The Indians knew this series wasn’t going to be a walk in the park, as the Brewers arrived in Cleveland more than 30 games over .500, but it’s not something they would’ve expected to result in 15 consecutive no-hit innings for their offense. Cleveland became the fifth team -- joining the Mariners (2019), Rockies (2013), Twins (2012) and Astros (2008) -- in the last 25 years to be held hitless for at least 15 frames, and it was the Indians’ longest hitting drought since at least 1961 (previously 12 consecutive innings), according to the Elias Sports Bureau.
“About  innings too long for us to go hitless,” Lavarnway said. “I know personally, I just try to take it one pitch at a time. It’s such a cliché, but it’s a cliché because it’s true. All the innings that we went without hits, they don’t count in the inning that we’re in, so you just have to find a way to stay present and attack what we’re doing in the present.”
At times, the offense found its stride throughout the warmer months, especially in June and August, but the team’s biggest problem has been consistency over the last few years. The bats struggled early in the year, resulting in two no-hitters in the span of 21 games, and have again hit a tremendous cold stretch. Entering Sunday, the Indians were tied for the fourth-lowest average (.213) and the second-highest strikeout percentage (26.6 percent) and owned the worst wRC+ (68) of all 30 clubs in September. And now, the team has dropped eight of its last 10 contests.
“We have seen signs, and we’ve had different points of the season where we’ve played well and scored runs but have yet to have that consistency,” Indians president of baseball operations Chris Antonetti said prior to the game. “There have been months where we have been towards the bottom [among the league in runs scored]. Other months, we have been towards the top.”
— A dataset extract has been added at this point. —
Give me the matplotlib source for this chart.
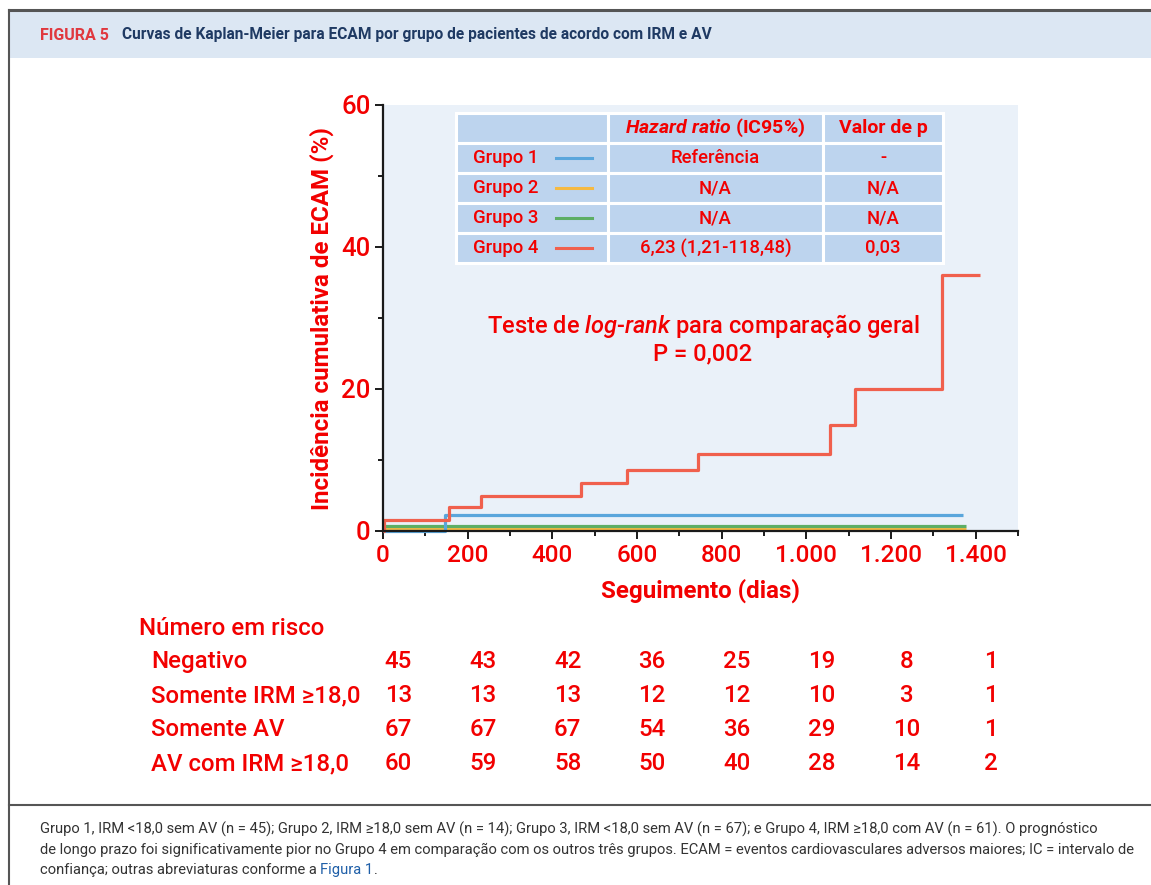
import matplotlib
matplotlib.use("Agg")
import matplotlib.pyplot as plt
from matplotlib.patches import Rectangle
from matplotlib.lines import Line2D

plt.rcParams['font.family'] = ['Roboto', 'DejaVu Sans']
plt.rcParams['font.weight'] = 'medium'
plt.rcParams['mathtext.fontset'] = 'custom'
plt.rcParams['mathtext.rm'] = 'Roboto:medium'
plt.rcParams['mathtext.it'] = 'Roboto:italic:medium'
plt.rcParams['mathtext.bf'] = 'Roboto:bold'
plt.rcParams['mathtext.bfit'] = 'Roboto:italic:bold'

RED = '#f20000'

# Kaplan-Meier curves (days, cumulative incidence %)
g1_t = [0, 147, 1369]
g1_y = [0, 2.3, 2.3]
g2_t = [0, 1378]
g2_y = [0.3, 0.3]
g3_t = [0, 1378]
g3_y = [0.75, 0.75]
g4_t = [0, 3, 157, 232, 468, 577, 743, 1055, 1116, 1320, 1410]
g4_y = [0, 1.6, 3.4, 5.0, 6.8, 8.6, 10.8, 14.9, 20.0, 36.0, 36.0]

group_names = ["Grupo 1", "Grupo 2", "Grupo 3", "Grupo 4"]
group_colors = ["#5aa6dc", "#f5b942", "#5dae65", "#f0604d"]
hazard = ["Referência", "N/A", "N/A", "6,23 (1,21-118,48)"]
pvals = ["-", "N/A", "N/A", "0,03"]

# number at risk
risk_times = [0, 200, 400, 600, 800, 1000, 1200, 1400]
risk_labels = ["Negativo", "Somente IRM ≥18,0", "Somente AV", "AV com IRM ≥18,0"]
risk_counts = [
    [45, 43, 42, 36, 25, 19, 8, 1],
    [13, 13, 13, 12, 12, 10, 3, 1],
    [67, 67, 67, 54, 36, 29, 10, 1],
    [60, 59, 58, 50, 40, 28, 14, 2],
]

xticks = [0, 200, 400, 600, 800, 1000, 1200, 1400]
xticklabels = ["0", "200", "400", "600", "800", "1.000", "1.200", "1.400"]

W, H = 1151, 885
fig = plt.figure(figsize=(W / 100, H / 100), dpi=100)

# frame / header band
fig.patches.append(Rectangle((9 / W, 1 - 58 / H), 1, 48 / H, transform=fig.transFigure,
                             facecolor='#dce7f3', edgecolor='none', zorder=0))
fig.add_artist(Line2D([9 / W, 1], [1 - 10 / H, 1 - 10 / H], color='#555555', lw=2.2))
fig.add_artist(Line2D([9 / W, 9 / W], [0, 1 - 10 / H], color='#555555', lw=1.5))
fig.add_artist(Line2D([9 / W, 1], [1 - 805 / H, 1 - 805 / H], color='#555555', lw=1.5))

fig.text(40 / W, 1 - 35 / H, "FIGURA 5", color='#e0383e', fontsize=11.5, fontweight='bold',
         va='center', ha='left')
fig.text(122 / W, 1 - 35 / H, "Curvas de Kaplan-Meier para ECAM por grupo de pacientes de acordo com IRM e AV",
         color='#1f3a63', fontsize=11.2, fontweight='bold', va='center', ha='left')

cap_fs = 10.6
caption = [
    "Grupo 1, IRM <18,0 sem AV (n = 45); Grupo 2, IRM ≥18,0 sem AV (n = 14); Grupo 3, IRM <18,0 sem AV (n = 67); e Grupo 4, IRM ≥18,0 com AV (n = 61). O prognóstico",
    "de longo prazo foi significativamente pior no Grupo 4 em comparação com os outros três grupos. ECAM = eventos cardiovasculares adversos maiores; IC = intervalo de",
]
for i, line in enumerate(caption):
    fig.text(40 / W, 1 - (829 + 20.5 * i) / H, line, fontsize=cap_fs, color='#333333',
             va='center', fontweight='normal')
t3 = fig.text(40 / W, 1 - 870 / H, "confiança; outras abreviaturas conforme a ", fontsize=cap_fs,
              color='#333333', va='center', fontweight='normal')
fig.canvas.draw()
bb = t3.get_window_extent()
t4 = fig.text(bb.x1 / W, 1 - 870 / H, "Figura 1", fontsize=cap_fs, color='#1f5fa8',
              va='center', fontweight='normal')
fig.canvas.draw()
bb4 = t4.get_window_extent()
fig.text(bb4.x1 / W, 1 - 870 / H, ".", fontsize=cap_fs, color='#333333', va='center',
         fontweight='normal')

# main axes
ax = fig.add_axes([383 / W, 1 - 531 / H, 635 / W, 426 / H])
ax.set_facecolor('#eaf1f9')
ax.set_xlim(0, 1500)
ax.set_ylim(0, 60)
for s in ['top', 'right']:
    ax.spines[s].set_visible(False)
for s in ['left', 'bottom']:
    ax.spines[s].set_linewidth(1.6)
    ax.spines[s].set_color('#1a1a1a')

for t, y, c in [(g2_t, g2_y, group_colors[1]), (g3_t, g3_y, group_colors[2]),
                (g1_t, g1_y, group_colors[0]), (g4_t, g4_y, group_colors[3])]:
    ax.step(t, y, where='post', color=c, lw=2.3, clip_on=False, solid_capstyle='butt')

ax.set_xticks(xticks)
ax.set_xticklabels(xticklabels)
ax.set_xticks(list(range(100, 1600, 200)), minor=True)
ax.set_yticks([0, 20, 40, 60])
ax.set_yticks([10, 30, 50], minor=True)
ax.tick_params(which='major', length=6, width=1.4, color='#1a1a1a', labelsize=17.5,
               labelcolor=RED, pad=3)
ax.tick_params(axis='y', which='major', labelsize=18.5)
ax.tick_params(which='minor', length=3.5, width=1.4, color='#1a1a1a')

ax.set_xlabel("Seguimento (dias)", fontsize=17.4, fontweight='bold', color=RED, labelpad=9)
ax.set_ylabel("Incidência cumulativa de ECAM (%)", fontsize=17.4, fontweight='bold',
              color=RED, labelpad=5)

# hazard ratio table
xe = [0.115, 0.354, 0.693, 0.882]
top = 0.981
rh = 0.0705
cell = '#bdd4ee'
header = ["", r"$\mathbfit{Hazard\ ratio}$ (IC95%)", "Valor de p"]
for r in range(5):
    y0 = top - (r + 1) * rh
    for c in range(3):
        ax.add_patch(Rectangle((xe[c], y0), xe[c + 1] - xe[c], rh, transform=ax.transAxes,
                               facecolor=cell, edgecolor='white', lw=2.2, zorder=3))
    yc = y0 + rh / 2
    if r == 0:
        for c in (1, 2):
            ax.text((xe[c] + xe[c + 1]) / 2, yc, header[c], transform=ax.transAxes,
                    ha='center', va='center', color=RED, fontsize=14,
                    fontweight='bold', zorder=4)
    else:
        g = r - 1
        ax.text(0.142, yc, group_names[g], transform=ax.transAxes, ha='left', va='center',
                color=RED, fontsize=13.3, zorder=4)
        ax.plot([0.272, 0.329], [yc, yc], transform=ax.transAxes, color=group_colors[g],
                lw=2.2, zorder=4)
        ax.text((xe[1] + xe[2]) / 2, yc, hazard[g], transform=ax.transAxes, ha='center',
                va='center', color=RED, fontsize=13.3, zorder=4)
        ax.text((xe[2] + xe[3]) / 2, yc, pvals[g], transform=ax.transAxes, ha='center',
                va='center', color=RED, fontsize=13.3, zorder=4)

ax.text(756, 28.9, "Teste de $\\it{log}$-$\\it{rank}$ para comparação geral", ha='center',
        va='center', color=RED, fontsize=17)
ax.text(756, 25.0, "P = 0,002", ha='center', va='center', color=RED, fontsize=17)

# number at risk
ax.text(-576, -13.8, "Número em risco", ha='left', va='center', color=RED, fontsize=17.3,
        clip_on=False)
row_y = [-18.45, -23.2, -28.0, -32.8]
for lab, counts, yy in zip(risk_labels, risk_counts, row_y):
    ax.text(-548, yy, lab, ha='left', va='center', color=RED, fontsize=17.3, clip_on=False)
    for t, n in zip(risk_times, counts):
        ax.text(t + 36, yy, str(n), ha='center', va='center', color=RED, fontsize=17.3,
                clip_on=False)

fig.savefig("out.png", dpi=100)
If the Brewers are an example of a contending team, the Indians have some work to do over the offseason to get themselves ready for 2022. Milwaukee plated 24 runs, while surrendering just four in a span of three games. Cleveland logged just seven hits and committed seven errors during the series.
The team saw struggles from Eli Morgan and Aaron Civale (who made just his second start since coming off the injured list), with Lavarnway and shortstop Amed Rosario collectively being responsible for more than half of the defensive blunders on the field. But as the club has navigated those types of hiccups all season long, it’s clear that there’s nothing more crucial than addressing the offense.
“Again, we had periods where we’ve been productive offensively,” Antonetti reiterated, “but probably not as consistent as we’d like.”